Dataset entries

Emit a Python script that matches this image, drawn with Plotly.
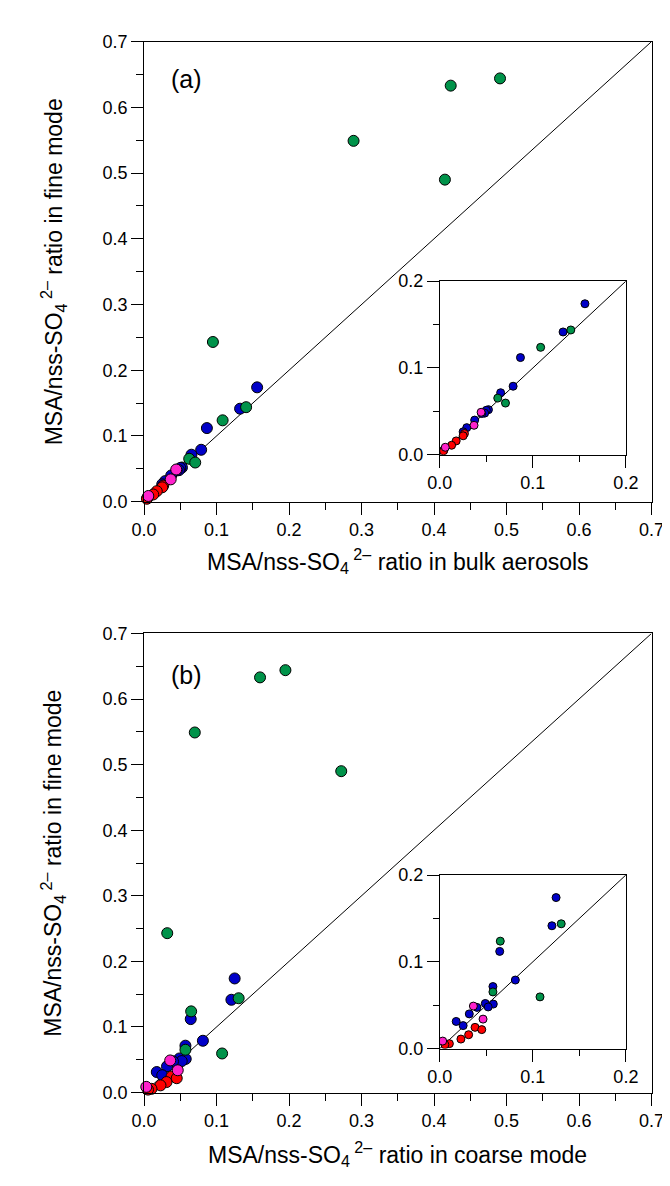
import plotly.graph_objects as go

# ---------------- data (fine-mode ratio shared; bulk -> panel a, coarse -> panel b)
blue_fine   = [0.174, 0.1415, 0.112, 0.079, 0.0715, 0.052, 0.0513, 0.048, 0.0475, 0.040, 0.0313, 0.0265]
blue_bulk   = [0.156, 0.1325, 0.0867, 0.0788, 0.0654, 0.0523, 0.050, 0.0482, 0.045, 0.0375, 0.029, 0.0251]
blue_coarse = [0.125, 0.1205, 0.0644, 0.0812, 0.0571, 0.0489, 0.0575, 0.052, 0.040, 0.0317, 0.0176, 0.0251]

green_fine   = [0.644, 0.633, 0.549, 0.490, 0.243, 0.1438, 0.1238, 0.0653, 0.0596]
green_bulk   = [0.491, 0.423, 0.289, 0.415, 0.095, 0.1408, 0.1084, 0.0623, 0.0706]
green_coarse = [0.195, 0.160, 0.070, 0.272, 0.032, 0.1305, 0.065, 0.0571, 0.1077]

red_fine   = [0.0245, 0.0219, 0.016, 0.011, 0.0057, 0.0045]
red_bulk   = [0.0265, 0.0251, 0.0176, 0.0127, 0.0045, 0.004]
red_coarse = [0.0379, 0.0451, 0.031, 0.0227, 0.0103, 0.0055]

mag_fine   = [0.049, 0.034, 0.0087]
mag_bulk   = [0.0444, 0.0368, 0.0059]
mag_coarse = [0.0361, 0.0465, 0.0031]

main_range = [0, 0.7]
inset_range = [0, 0.2]
tick_labels_main = ["0.0", "0.1", "0.2", "0.3", "0.4", "0.5", "0.6", "0.7"]
tick_labels_inset = ["0.0", "0.1", "0.2"]
panel_labels = ["(a)", "(b)"]
title_y = "MSA/nss-SO<sub>4</sub><sup> 2\u2013</sup> ratio in fine mode"
title_xa = "MSA/nss-SO<sub>4</sub><sup> 2\u2013</sup> ratio in bulk aerosols"
title_xb = "MSA/nss-SO<sub>4</sub><sup> 2\u2013</sup> ratio in coarse mode"

# ---------------- styling
W, H = 670, 1186
FONT = "Arial, Liberation Sans, sans-serif"
colors = {"blue": "#0000C8", "green": "#00934A", "red": "#FF0000", "mag": "#FF22CC"}
groups = [
    ("blue", blue_fine, blue_bulk, blue_coarse),
    ("green", green_fine, green_bulk, green_coarse),
    ("red", red_fine, red_bulk, red_coarse),
    ("mag", mag_fine, mag_bulk, mag_coarse),
]

def px_x(a, b):
    return [a / W, b / W]

def px_y(top, bottom):
    return [1 - bottom / H, 1 - top / H]

main_x = px_x(128, 656)
inset_x = px_x(435.7, 629.3)
dom = {
    1: (main_x, px_y(24, 492)),
    2: (inset_x, px_y(267.7, 444.3)),
    3: (main_x, px_y(626, 1093)),
    4: (inset_x, px_y(871.7, 1048.3)),
}

fig = go.Figure()

def add_panel(n, xi, rng, msize):
    xs = "x" if n == 1 else f"x{n}"
    ys = "y" if n == 1 else f"y{n}"
    fig.add_trace(go.Scatter(x=rng, y=rng, mode="lines", xaxis=xs, yaxis=ys,
                             line=dict(color="black", width=1), showlegend=False,
                             hoverinfo="skip"))
    for name, fine, bulk, coarse in groups:
        xv = bulk if xi == 0 else coarse
        fig.add_trace(go.Scatter(x=xv, y=fine, mode="markers", xaxis=xs, yaxis=ys,
                                 marker=dict(size=msize, color=colors[name],
                                             line=dict(color="black", width=1)),
                                 cliponaxis=(n in (2, 4)), showlegend=False))

add_panel(1, 0, main_range, 11)
add_panel(2, 0, inset_range, 8)
add_panel(3, 1, main_range, 11)
add_panel(4, 1, inset_range, 8)

def axis(n, main):
    rng = main_range if main else inset_range
    labels = tick_labels_main if main else tick_labels_inset
    vals = [round(0.1 * i, 1) for i in range(len(labels))]
    return dict(
        domain=None, range=rng, showgrid=False, zeroline=False,
        showline=True, linecolor="black", linewidth=1, mirror=True,
        ticks="outside", ticklen=12, tickwidth=1, tickcolor="black",
        tickmode="array", tickvals=vals, ticktext=labels,
        tickfont=dict(family=FONT, size=18, color="black"),
        minor=dict(ticks="outside", ticklen=6 if not main else 7, tickwidth=1,
                   tickcolor="black", dtick=0.05, tick0=0, showgrid=False),
        fixedrange=True,
    )

lay = {}
for n, main in [(1, True), (2, False), (3, True), (4, False)]:
    xa = axis(n, main); ya = axis(n, main)
    xa["domain"] = dom[n][0]; ya["domain"] = dom[n][1]
    xa["anchor"] = "y" if n == 1 else f"y{n}"
    ya["anchor"] = "x" if n == 1 else f"x{n}"
    lay["xaxis" if n == 1 else f"xaxis{n}"] = xa
    lay["yaxis" if n == 1 else f"yaxis{n}"] = ya

fig.update_layout(**lay)

ann_font = dict(family=FONT, size=23, color="black")
annotations = [
    dict(text=title_y, x=33 / W, y=1 - 258 / H, textangle=-90),
    dict(text=title_y, x=33 / W, y=1 - 859.5 / H, textangle=-90),
    dict(text=title_xa, x=392 / W, y=1 - 552 / H),
    dict(text=title_xb, x=392 / W, y=1 - 1155 / H),
    dict(text=panel_labels[0], x=172 / W, y=1 - 62 / H, font=dict(family=FONT, size=25, color="black")),
    dict(text=panel_labels[1], x=172 / W, y=1 - 668 / H, font=dict(family=FONT, size=25, color="black")),
]
for a in annotations:
    a.setdefault("font", ann_font)
    a.update(xref="paper", yref="paper", showarrow=False, xanchor="center", yanchor="middle")

fig.update_layout(
    width=W, height=H, margin=dict(l=0, r=0, t=0, b=0),
    paper_bgcolor="white", plot_bgcolor="white",
    annotations=annotations, showlegend=False,
)

fig.write_html("out.html")
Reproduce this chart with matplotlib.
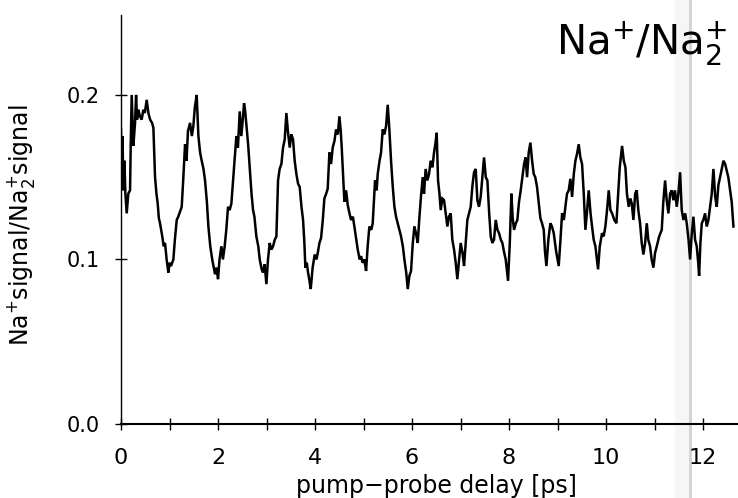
import matplotlib
matplotlib.use("Agg")
import matplotlib.pyplot as plt
from matplotlib.lines import Line2D
from matplotlib.patches import Rectangle

# pump-probe delay [ps]
delay_ps = [
    0.000, 0.015, 0.030, 0.050, 0.070, 0.090, 0.117, 0.150, 0.186, 0.200,
    0.220, 0.254, 0.289, 0.310, 0.330, 0.357, 0.390, 0.426, 0.460, 0.490,
    0.529, 0.564, 0.600, 0.640, 0.667, 0.701, 0.730, 0.756, 0.780, 0.804,
    0.850, 0.880, 0.907, 0.940, 0.976, 1.000, 1.030, 1.079, 1.110, 1.148,
    1.180, 1.251, 1.285, 1.320, 1.350, 1.380, 1.423, 1.460, 1.491, 1.520,
    1.560, 1.595, 1.630, 1.663, 1.700, 1.732, 1.770, 1.801, 1.840, 1.880,
    1.938, 1.970, 2.000, 2.030, 2.069, 2.100, 2.137, 2.170, 2.206, 2.240,
    2.275, 2.309, 2.340, 2.378, 2.410, 2.447, 2.480, 2.510, 2.536, 2.560,
    2.584, 2.620, 2.653, 2.690, 2.722, 2.750, 2.790, 2.830, 2.859, 2.900,
    2.928, 2.960, 2.997, 3.030, 3.065, 3.100, 3.134, 3.170, 3.203, 3.237,
    3.270, 3.306, 3.340, 3.375, 3.409, 3.440, 3.478, 3.510, 3.546, 3.580,
    3.615, 3.650, 3.684, 3.720, 3.753, 3.780, 3.801, 3.830, 3.856, 3.880,
    3.911, 3.950, 3.993, 4.030, 4.062, 4.090, 4.124, 4.160, 4.192, 4.230,
    4.261, 4.296, 4.330, 4.364, 4.400, 4.433, 4.470, 4.502, 4.530, 4.550,
    4.580, 4.605, 4.640, 4.674, 4.710, 4.742, 4.780, 4.811, 4.850, 4.880,
    4.920, 4.948, 4.980, 5.017, 5.052, 5.085, 5.120, 5.160, 5.189, 5.237,
    5.270, 5.292, 5.330, 5.361, 5.395, 5.430, 5.464, 5.498, 5.530, 5.567,
    5.600, 5.636, 5.670, 5.704, 5.740, 5.773, 5.810, 5.842, 5.880, 5.911,
    5.945, 5.979, 6.015, 6.048, 6.080, 6.117, 6.150, 6.186, 6.220, 6.247,
    6.280, 6.316, 6.350, 6.384, 6.420, 6.453, 6.480, 6.508, 6.536, 6.565,
    6.591, 6.625, 6.660, 6.695, 6.728, 6.760, 6.797, 6.830, 6.866, 6.900,
    6.934, 6.970, 7.003, 7.040, 7.072, 7.105, 7.140, 7.175, 7.209, 7.245,
    7.278, 7.312, 7.347, 7.380, 7.415, 7.450, 7.484, 7.520, 7.553, 7.590,
    7.622, 7.655, 7.690, 7.725, 7.760, 7.793, 7.830, 7.862, 7.900, 7.931,
    7.979, 8.015, 8.048, 8.075, 8.103, 8.140, 8.171, 8.205, 8.240, 8.275,
    8.309, 8.340, 8.371, 8.405, 8.440, 8.475, 8.508, 8.540, 8.577, 8.610,
    8.646, 8.680, 8.715, 8.740, 8.770, 8.810, 8.852, 8.885, 8.921, 8.970,
    9.024, 9.060, 9.093, 9.130, 9.161, 9.195, 9.230, 9.264, 9.300, 9.335,
    9.368, 9.400, 9.436, 9.470, 9.505, 9.540, 9.574, 9.610, 9.642, 9.680,
    9.711, 9.745, 9.780, 9.835, 9.870, 9.917, 9.950, 9.986, 10.020, 10.055,
    10.090, 10.124, 10.170, 10.213, 10.250, 10.282, 10.330, 10.365, 10.399, 10.430,
    10.467, 10.500, 10.530, 10.564, 10.600, 10.632, 10.665, 10.701, 10.735, 10.770,
    10.805, 10.839, 10.870, 10.907, 10.940, 10.976, 11.010, 11.045, 11.095, 11.148,
    11.180, 11.217, 11.250, 11.285, 11.320, 11.355, 11.388, 11.420, 11.457, 11.490,
    11.526, 11.560, 11.595, 11.630, 11.663, 11.700, 11.732, 11.765, 11.801, 11.835,
    11.869, 11.900, 11.918, 11.945, 11.973, 12.005, 12.041, 12.075, 12.110, 12.145,
    12.179, 12.213, 12.250, 12.282, 12.315, 12.351, 12.385, 12.419, 12.455, 12.488,
    12.520, 12.557, 12.590, 12.626,
]

# Na+ signal / Na2+ signal
ratio = [
    0.179, 0.150, 0.175, 0.142, 0.160, 0.140, 0.128, 0.140, 0.142, 0.170,
    0.200, 0.169, 0.183, 0.200, 0.185, 0.191, 0.187, 0.185, 0.191, 0.189,
    0.197, 0.189, 0.185, 0.183, 0.180, 0.150, 0.140, 0.134, 0.125, 0.122,
    0.114, 0.108, 0.110, 0.100, 0.092, 0.098, 0.096, 0.100, 0.112, 0.124,
    0.126, 0.132, 0.150, 0.170, 0.160, 0.178, 0.183, 0.175, 0.181, 0.192,
    0.200, 0.175, 0.165, 0.160, 0.155, 0.148, 0.135, 0.120, 0.108, 0.100,
    0.091, 0.095, 0.088, 0.100, 0.108, 0.100, 0.108, 0.118, 0.132, 0.130,
    0.134, 0.148, 0.160, 0.175, 0.168, 0.190, 0.175, 0.185, 0.195, 0.190,
    0.182, 0.170, 0.156, 0.140, 0.130, 0.126, 0.114, 0.108, 0.100, 0.094,
    0.092, 0.097, 0.085, 0.100, 0.110, 0.106, 0.108, 0.112, 0.114, 0.148,
    0.155, 0.158, 0.168, 0.173, 0.189, 0.178, 0.168, 0.176, 0.173, 0.160,
    0.152, 0.146, 0.144, 0.132, 0.124, 0.110, 0.095, 0.098, 0.092, 0.088,
    0.082, 0.095, 0.103, 0.100, 0.105, 0.110, 0.113, 0.124, 0.137, 0.140,
    0.143, 0.165, 0.158, 0.168, 0.172, 0.179, 0.176, 0.187, 0.178, 0.168,
    0.150, 0.135, 0.142, 0.133, 0.128, 0.124, 0.126, 0.120, 0.112, 0.106,
    0.100, 0.102, 0.098, 0.100, 0.093, 0.108, 0.120, 0.118, 0.122, 0.148,
    0.142, 0.152, 0.160, 0.165, 0.179, 0.176, 0.181, 0.194, 0.180, 0.160,
    0.145, 0.132, 0.126, 0.122, 0.118, 0.114, 0.108, 0.100, 0.092, 0.082,
    0.090, 0.093, 0.110, 0.120, 0.116, 0.110, 0.125, 0.139, 0.150, 0.140,
    0.155, 0.148, 0.152, 0.160, 0.156, 0.165, 0.170, 0.177, 0.148, 0.140,
    0.130, 0.137, 0.136, 0.128, 0.120, 0.126, 0.128, 0.112, 0.106, 0.098,
    0.088, 0.100, 0.110, 0.104, 0.096, 0.110, 0.124, 0.128, 0.132, 0.145,
    0.153, 0.155, 0.136, 0.132, 0.138, 0.150, 0.162, 0.150, 0.148, 0.128,
    0.114, 0.110, 0.112, 0.124, 0.118, 0.116, 0.112, 0.110, 0.104, 0.100,
    0.087, 0.110, 0.140, 0.125, 0.118, 0.122, 0.124, 0.135, 0.142, 0.150,
    0.158, 0.162, 0.150, 0.165, 0.171, 0.160, 0.152, 0.150, 0.144, 0.135,
    0.125, 0.122, 0.118, 0.105, 0.096, 0.112, 0.122, 0.120, 0.116, 0.105,
    0.096, 0.112, 0.128, 0.124, 0.132, 0.140, 0.142, 0.149, 0.138, 0.152,
    0.160, 0.164, 0.170, 0.162, 0.158, 0.140, 0.118, 0.130, 0.142, 0.128,
    0.120, 0.112, 0.108, 0.094, 0.108, 0.116, 0.114, 0.120, 0.130, 0.142,
    0.130, 0.128, 0.124, 0.122, 0.140, 0.156, 0.169, 0.160, 0.156, 0.140,
    0.132, 0.137, 0.134, 0.124, 0.140, 0.142, 0.130, 0.122, 0.110, 0.103,
    0.110, 0.122, 0.112, 0.108, 0.100, 0.095, 0.104, 0.108, 0.114, 0.118,
    0.135, 0.148, 0.136, 0.128, 0.140, 0.142, 0.136, 0.142, 0.132, 0.140,
    0.153, 0.130, 0.124, 0.128, 0.122, 0.112, 0.100, 0.115, 0.126, 0.112,
    0.108, 0.098, 0.090, 0.110, 0.122, 0.124, 0.128, 0.120, 0.124, 0.132,
    0.140, 0.155, 0.138, 0.132, 0.145, 0.150, 0.155, 0.160, 0.158, 0.154,
    0.150, 0.142, 0.135, 0.120,
]

x_major = [0, 2, 4, 6, 8, 10, 12]
x_minor = [1, 3, 5, 7, 9, 11]
y_ticks = [0.0, 0.1, 0.2]
y_ticklabels = ["0.0", "0.1", "0.2"]

plt.rcParams["font.family"] = ["DejaVu Sans"]
plt.rcParams["mathtext.default"] = "regular"

fig = plt.figure(figsize=(7.38, 4.98), dpi=100)
ax = fig.add_axes([0.164, 0.1486, 0.836, 0.8214])

# faint scanner stripe near the right edge
fig.add_artist(Rectangle((0.915, 0.0), 0.019, 1.0, transform=fig.transFigure,
                         color="#f6f6f6", zorder=0))
fig.add_artist(Line2D([0.935, 0.935], [0.0, 1.0], transform=fig.transFigure,
                      color="#d4d4d4", lw=2.2, zorder=0))

ax.patch.set_alpha(0)
ax.plot(delay_ps, ratio, color="black", lw=1.8, solid_joinstyle="miter")

ax.set_xlim(0, 12.72)
ax.set_ylim(0, 0.2486)

for side in ["top", "right"]:
    ax.spines[side].set_visible(False)
ax.spines["left"].set_linewidth(1.0)
ax.spines["bottom"].set_linewidth(1.5)

ax.set_xticks(x_major)
ax.set_xticks(x_minor, minor=True)
ax.set_yticks(y_ticks)
ax.set_yticklabels(y_ticklabels)
ax.tick_params(axis="both", which="both", direction="inout", length=9,
               width=1.0)
ax.tick_params(axis="x", which="major", labelsize=16, pad=13)
ax.tick_params(axis="y", labelsize=15, pad=11)

ax.set_xlabel("pump\u2212probe delay [ps]", fontsize=17)
ax.xaxis.set_label_coords(0.512, -0.122)
ax.set_ylabel(r"Na$^{+}$signal/Na$_{2}^{+}$signal", fontsize=17)
ax.yaxis.set_label_coords(-0.136, 0.487)

fig.text(0.754, 0.89, r"Na$^{+}$/Na$_{2}^{+}$", fontsize=29, ha="left",
         va="baseline")

fig.savefig("out.png", dpi=100)
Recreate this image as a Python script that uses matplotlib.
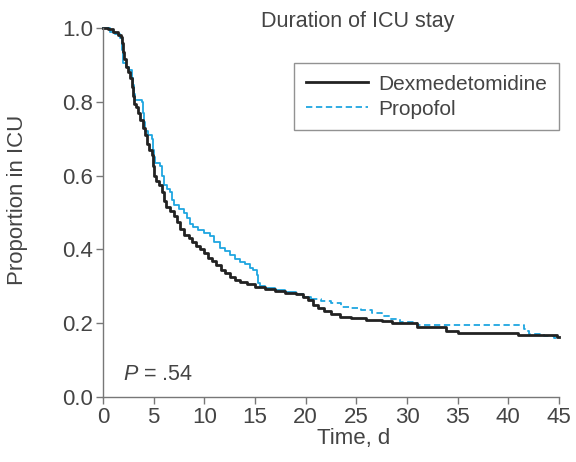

Written problem:
Nothing but the lines from the one containing "Reproduce this chart with matplotlib." through the one containing "from matplotlib.patches import Rectangle" should be written out, exactly and with both ends. Pictures are left out.

Written response:
Reproduce this chart with matplotlib.
import matplotlib
matplotlib.use("Agg")
import matplotlib.pyplot as plt
from matplotlib.lines import Line2D
from matplotlib.patches import Rectangle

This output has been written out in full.